● **Material for this exercise**:
• • • • • • •

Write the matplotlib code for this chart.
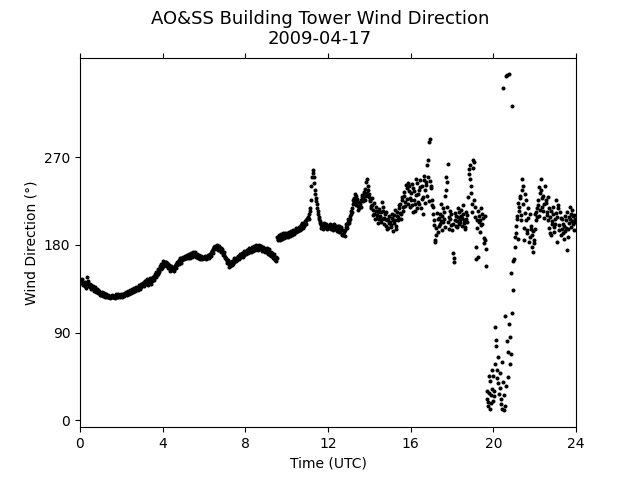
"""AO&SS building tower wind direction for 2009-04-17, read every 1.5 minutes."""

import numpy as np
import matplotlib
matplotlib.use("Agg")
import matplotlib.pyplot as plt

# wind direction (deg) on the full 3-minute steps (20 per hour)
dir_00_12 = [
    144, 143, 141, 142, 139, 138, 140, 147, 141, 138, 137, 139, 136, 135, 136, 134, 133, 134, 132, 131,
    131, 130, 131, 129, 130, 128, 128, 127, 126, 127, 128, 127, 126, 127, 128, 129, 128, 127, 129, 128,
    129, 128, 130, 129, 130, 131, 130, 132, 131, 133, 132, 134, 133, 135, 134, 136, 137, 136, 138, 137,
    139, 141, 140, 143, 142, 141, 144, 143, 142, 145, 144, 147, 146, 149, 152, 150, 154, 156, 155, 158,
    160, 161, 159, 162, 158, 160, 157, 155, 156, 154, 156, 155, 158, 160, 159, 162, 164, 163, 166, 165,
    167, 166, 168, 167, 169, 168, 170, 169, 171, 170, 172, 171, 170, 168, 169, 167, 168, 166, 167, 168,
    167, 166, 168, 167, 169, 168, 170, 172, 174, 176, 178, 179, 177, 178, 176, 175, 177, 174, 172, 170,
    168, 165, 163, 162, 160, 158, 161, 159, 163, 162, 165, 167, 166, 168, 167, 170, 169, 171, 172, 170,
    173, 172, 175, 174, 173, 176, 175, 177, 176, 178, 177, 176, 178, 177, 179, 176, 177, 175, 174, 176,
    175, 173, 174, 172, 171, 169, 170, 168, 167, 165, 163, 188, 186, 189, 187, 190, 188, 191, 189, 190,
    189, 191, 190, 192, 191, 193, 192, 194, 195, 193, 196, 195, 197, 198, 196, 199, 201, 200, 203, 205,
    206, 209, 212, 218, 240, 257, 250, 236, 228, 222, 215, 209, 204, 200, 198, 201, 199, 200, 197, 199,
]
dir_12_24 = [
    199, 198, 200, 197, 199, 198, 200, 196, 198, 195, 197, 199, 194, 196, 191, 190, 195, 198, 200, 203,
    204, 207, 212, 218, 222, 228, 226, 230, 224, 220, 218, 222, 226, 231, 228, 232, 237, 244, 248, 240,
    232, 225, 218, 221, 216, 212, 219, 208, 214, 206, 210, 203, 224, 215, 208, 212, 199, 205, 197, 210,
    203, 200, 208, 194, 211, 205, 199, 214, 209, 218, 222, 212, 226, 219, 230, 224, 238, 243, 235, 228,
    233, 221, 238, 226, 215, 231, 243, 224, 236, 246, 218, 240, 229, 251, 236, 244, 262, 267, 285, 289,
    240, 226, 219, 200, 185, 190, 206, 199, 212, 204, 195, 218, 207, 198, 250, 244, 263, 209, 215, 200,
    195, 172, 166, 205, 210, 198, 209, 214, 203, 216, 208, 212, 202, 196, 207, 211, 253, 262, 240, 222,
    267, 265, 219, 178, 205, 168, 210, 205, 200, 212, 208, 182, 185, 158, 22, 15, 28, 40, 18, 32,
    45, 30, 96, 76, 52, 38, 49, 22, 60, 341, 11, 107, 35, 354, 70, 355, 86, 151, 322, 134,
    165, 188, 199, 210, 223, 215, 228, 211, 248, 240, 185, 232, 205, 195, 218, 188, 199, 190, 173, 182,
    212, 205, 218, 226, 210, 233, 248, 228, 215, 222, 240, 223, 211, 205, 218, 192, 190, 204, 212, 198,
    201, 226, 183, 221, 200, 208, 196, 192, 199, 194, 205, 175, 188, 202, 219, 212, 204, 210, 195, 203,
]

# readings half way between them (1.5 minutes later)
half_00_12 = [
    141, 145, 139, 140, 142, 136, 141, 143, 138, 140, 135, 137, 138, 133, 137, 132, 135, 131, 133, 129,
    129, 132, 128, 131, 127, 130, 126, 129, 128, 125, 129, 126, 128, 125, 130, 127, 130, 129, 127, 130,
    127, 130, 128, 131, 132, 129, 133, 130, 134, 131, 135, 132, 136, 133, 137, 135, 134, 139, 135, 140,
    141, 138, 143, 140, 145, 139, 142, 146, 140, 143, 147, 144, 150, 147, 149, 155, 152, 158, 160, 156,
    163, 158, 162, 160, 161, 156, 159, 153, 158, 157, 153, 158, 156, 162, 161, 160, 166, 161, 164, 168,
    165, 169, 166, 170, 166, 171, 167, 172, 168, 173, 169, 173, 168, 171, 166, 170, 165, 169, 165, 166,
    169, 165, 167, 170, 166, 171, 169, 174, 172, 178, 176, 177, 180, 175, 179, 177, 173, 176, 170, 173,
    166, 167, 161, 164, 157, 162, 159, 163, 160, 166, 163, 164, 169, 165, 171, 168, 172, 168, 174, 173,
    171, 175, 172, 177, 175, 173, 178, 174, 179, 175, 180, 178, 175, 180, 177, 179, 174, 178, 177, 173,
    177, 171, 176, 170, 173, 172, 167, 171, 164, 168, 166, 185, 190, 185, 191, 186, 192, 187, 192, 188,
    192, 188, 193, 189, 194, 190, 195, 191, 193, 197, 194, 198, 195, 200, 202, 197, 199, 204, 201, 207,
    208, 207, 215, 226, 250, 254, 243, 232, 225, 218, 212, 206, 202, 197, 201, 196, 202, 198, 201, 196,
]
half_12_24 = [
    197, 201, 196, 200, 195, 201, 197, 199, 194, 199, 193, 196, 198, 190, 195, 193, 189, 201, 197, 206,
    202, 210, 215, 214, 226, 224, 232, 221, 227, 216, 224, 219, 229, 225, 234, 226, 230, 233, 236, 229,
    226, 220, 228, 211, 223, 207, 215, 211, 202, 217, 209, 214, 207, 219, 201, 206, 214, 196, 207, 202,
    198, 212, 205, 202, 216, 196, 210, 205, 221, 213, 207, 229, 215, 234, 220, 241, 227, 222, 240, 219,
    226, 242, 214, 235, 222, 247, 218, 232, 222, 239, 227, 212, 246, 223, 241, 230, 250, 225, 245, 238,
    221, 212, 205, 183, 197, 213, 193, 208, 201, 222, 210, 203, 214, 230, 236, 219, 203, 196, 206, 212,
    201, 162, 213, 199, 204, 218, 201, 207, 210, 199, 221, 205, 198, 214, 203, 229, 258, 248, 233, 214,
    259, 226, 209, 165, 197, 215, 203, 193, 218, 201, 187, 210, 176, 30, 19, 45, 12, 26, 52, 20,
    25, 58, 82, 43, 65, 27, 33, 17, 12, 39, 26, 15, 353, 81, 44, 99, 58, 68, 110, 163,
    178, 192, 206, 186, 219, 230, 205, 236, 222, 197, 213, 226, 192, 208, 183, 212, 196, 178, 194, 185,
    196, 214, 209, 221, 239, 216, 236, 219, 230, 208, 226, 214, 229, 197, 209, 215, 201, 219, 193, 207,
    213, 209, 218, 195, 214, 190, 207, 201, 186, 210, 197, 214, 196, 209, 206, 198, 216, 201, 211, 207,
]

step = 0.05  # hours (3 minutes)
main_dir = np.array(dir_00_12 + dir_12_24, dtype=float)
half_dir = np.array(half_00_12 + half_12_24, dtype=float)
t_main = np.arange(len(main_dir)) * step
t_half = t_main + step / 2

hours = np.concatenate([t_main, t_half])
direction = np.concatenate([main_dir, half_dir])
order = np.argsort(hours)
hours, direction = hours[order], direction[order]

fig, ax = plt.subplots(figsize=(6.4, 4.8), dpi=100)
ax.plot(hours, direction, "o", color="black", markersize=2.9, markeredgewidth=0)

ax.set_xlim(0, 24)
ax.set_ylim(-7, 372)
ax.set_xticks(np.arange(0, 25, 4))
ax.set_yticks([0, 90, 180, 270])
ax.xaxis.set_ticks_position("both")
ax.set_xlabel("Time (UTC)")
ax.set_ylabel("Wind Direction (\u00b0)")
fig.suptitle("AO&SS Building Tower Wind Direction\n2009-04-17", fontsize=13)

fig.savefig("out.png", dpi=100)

• • • • • • •

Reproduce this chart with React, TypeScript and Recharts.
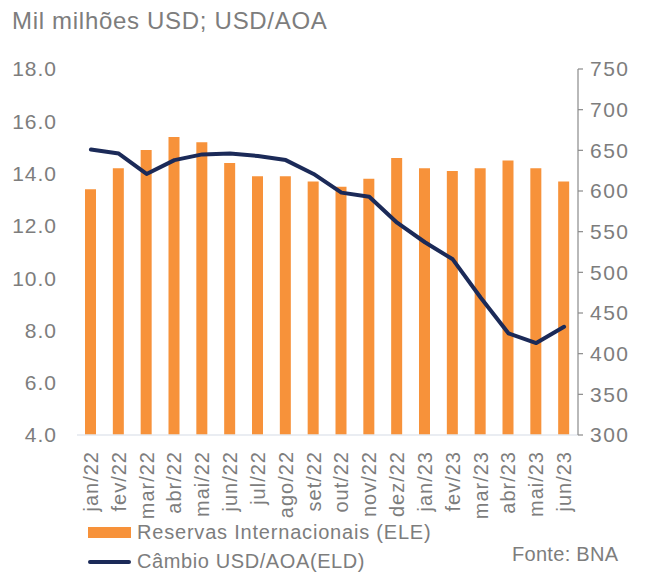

• • • • • • •

● **Exercise prompt**: Without any pictures, set down the lines from the one holding "Write the matplotlib code for this chart." through the one holding "import matplotlib.pyplot as plt".

● **The result**:
Write the matplotlib code for this chart.
"""AO&SS building tower wind direction for 2009-04-17, read every 1.5 minutes."""

import numpy as np
import matplotlib
matplotlib.use("Agg")
import matplotlib.pyplot as plt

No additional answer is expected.